No evidence was presented to show Dugan knew who the agents were there to arrest, nor that she ever saw the warrant. In fact, her defense team argued that she was simply following the policy that was being drafted by the chief judge to deal with these very situations.
Dugan resigned from the bench in January to focus on her case.
The case was shaken up after a Fourth Circuit ruling in United States v. Hernandez seemed to suggest that executing an ICE administrative warrant is pure police action falling under the exception of the felony obstruction law.
In a final hour motion for reconsideration, Dugan argued the opinion requires a retrial in her own case because the agents waiting for Flores-Ruiz had only an administrative warrant, falling under the newly defined exception to the law.
Adelman accused Dugan of oversimplifying Hernandez and ignoring glaring differences between the two cases in his order denying her motion.

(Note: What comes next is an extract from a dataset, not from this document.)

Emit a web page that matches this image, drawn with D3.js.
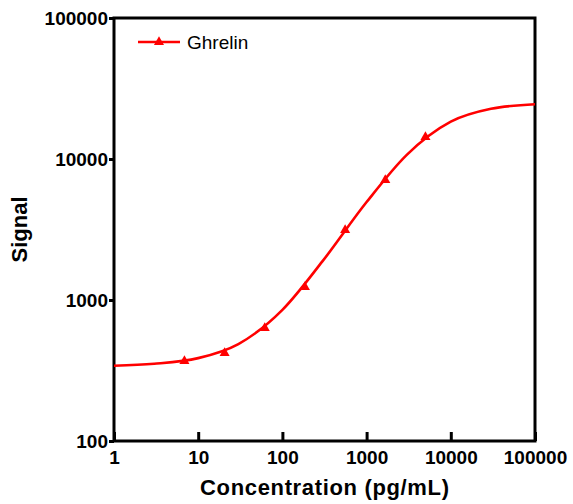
<!DOCTYPE html>
<html>
<head>
<meta charset="utf-8">
<script src="https://cdn.jsdelivr.net/npm/d3@7"></script>
<style>
  body { margin: 0; background: #fff; }
  svg { display: block; font-family: "Liberation Sans", Arial, sans-serif; }
</style>
</head>
<body>
<svg width="573" height="504"></svg>
<script>
// measured points (Ghrelin standards)
var concentration = [6.86, 20.6, 61.7, 185, 556, 1667, 5000];
var signal = [369, 421, 633, 1236, 3135, 7096, 14320];

// fitted curve
var curveX = [1, 3, 10, 30, 100, 300, 1000, 3000, 10000, 30000, 100000];
var curveY = [342, 353, 387, 487, 851, 1886, 4950, 10700, 18400, 22700, 24450];

var xTicks = [1, 10, 100, 1000, 10000, 100000];
var yTicks = [100, 1000, 10000, 100000];
var seriesName = "Ghrelin";

var svg = d3.select("svg"),
    margin = {top: 18, right: 38, bottom: 63, left: 114},
    width = +svg.attr("width") - margin.left - margin.right,
    height = +svg.attr("height") - margin.top - margin.bottom,
    g = svg.append("g").attr("transform", "translate(" + margin.left + "," + margin.top + ")");

var x = d3.scaleLog().domain([1, 100000]).range([0, width]);
var y = d3.scaleLog().domain([100, 100000]).range([height, 0]);

// x axis, ticks pointing inward
var xAxis = g.append("g")
    .attr("transform", "translate(0," + height + ")")
    .call(d3.axisBottom(x).tickValues(xTicks).tickSize(-9).tickPadding(10).tickFormat(d3.format("d")));
xAxis.select(".domain").remove();
xAxis.selectAll("line").attr("stroke", "#000").attr("stroke-width", 3);
xAxis.selectAll("text").attr("font-size", 19).attr("font-weight", "bold").attr("fill", "#000")
    .attr("font-family", "Liberation Sans, Arial, sans-serif");

// y axis
var yAxis = g.append("g")
    .call(d3.axisLeft(y).tickValues(yTicks).tickSize(5).tickPadding(1).tickFormat(d3.format("d")));
yAxis.select(".domain").remove();
yAxis.selectAll("line").attr("stroke", "#000").attr("stroke-width", 3);
yAxis.selectAll("text").attr("font-size", 19).attr("font-weight", "bold").attr("fill", "#000")
    .attr("font-family", "Liberation Sans, Arial, sans-serif");

// frame
g.append("rect")
    .attr("width", width)
    .attr("height", height)
    .attr("fill", "none")
    .attr("stroke", "#000")
    .attr("stroke-width", 3);

// fitted curve
var line = d3.line()
    .x(function(d) { return x(d[0]); })
    .y(function(d) { return y(d[1]); })
    .curve(d3.curveMonotoneX);

g.append("path")
    .datum(d3.zip(curveX, curveY))
    .attr("fill", "none")
    .attr("stroke", "#ff0000")
    .attr("stroke-width", 2.6)
    .attr("d", line);

// triangles
var tri = d3.symbol().type(d3.symbolTriangle).size(44);
g.selectAll(".pt")
    .data(d3.zip(concentration, signal))
    .enter().append("path")
      .attr("class", "pt")
      .attr("transform", function(d) { return "translate(" + x(d[0]) + "," + y(d[1]) + ")"; })
      .attr("d", tri)
      .attr("fill", "#ff0000");

// legend
var legend = g.append("g").attr("transform", "translate(24,24)");
legend.append("line")
    .attr("x1", 0).attr("x2", 42)
    .attr("stroke", "#ff0000").attr("stroke-width", 2.6);
legend.append("path")
    .attr("transform", "translate(21,0)")
    .attr("d", tri)
    .attr("fill", "#ff0000");
legend.append("text")
    .attr("x", 49)
    .attr("y", 7)
    .attr("font-size", 19)
    .attr("fill", "#000")
    .text(seriesName);

// axis titles
svg.append("text")
    .attr("x", margin.left + width / 2)
    .attr("y", 495)
    .attr("text-anchor", "middle")
    .attr("font-size", 22)
    .attr("font-weight", "bold")
    .attr("textLength", 249)
    .attr("lengthAdjust", "spacing")
    .text("Concentration (pg/mL)");

svg.append("text")
    .attr("transform", "translate(27," + (margin.top + height / 2) + ") rotate(-90)")
    .attr("text-anchor", "middle")
    .attr("font-size", 22)
    .attr("font-weight", "bold")
    .text("Signal");
</script>
</body>
</html>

"Reading Hernandez more broadly - to exclude all ICE enforcement and removal operations, regardless of the stage, from [the obstruction law] - cannot be reconciled with the plain language of the statute or the existing case law," Adelman said.
He suggested the Seventh Circuit could eventually pare back its obstruction case law based on the Fourth Circuit case, which was a matter of first impression, but he will not anticipate such change.
In Hernandez, a final order for removal had already been issued when immigration agents detained him whereas the arrest of Flores-Ruiz was part of ICE's investigation into whether he had violated federal law by returning to the U.S. without permission.
Since no final order of removal for Flores-Ruiz had been ordered, Dugan's obstructive conduct was fully covered by the law under which Dugan was convicted, according to Adelman.
Dugan's own attorneys have maintained that the charges amounted to political persecution, and the case has drawn national attention as part of President Donald Trump's ongoing battle with the judiciary.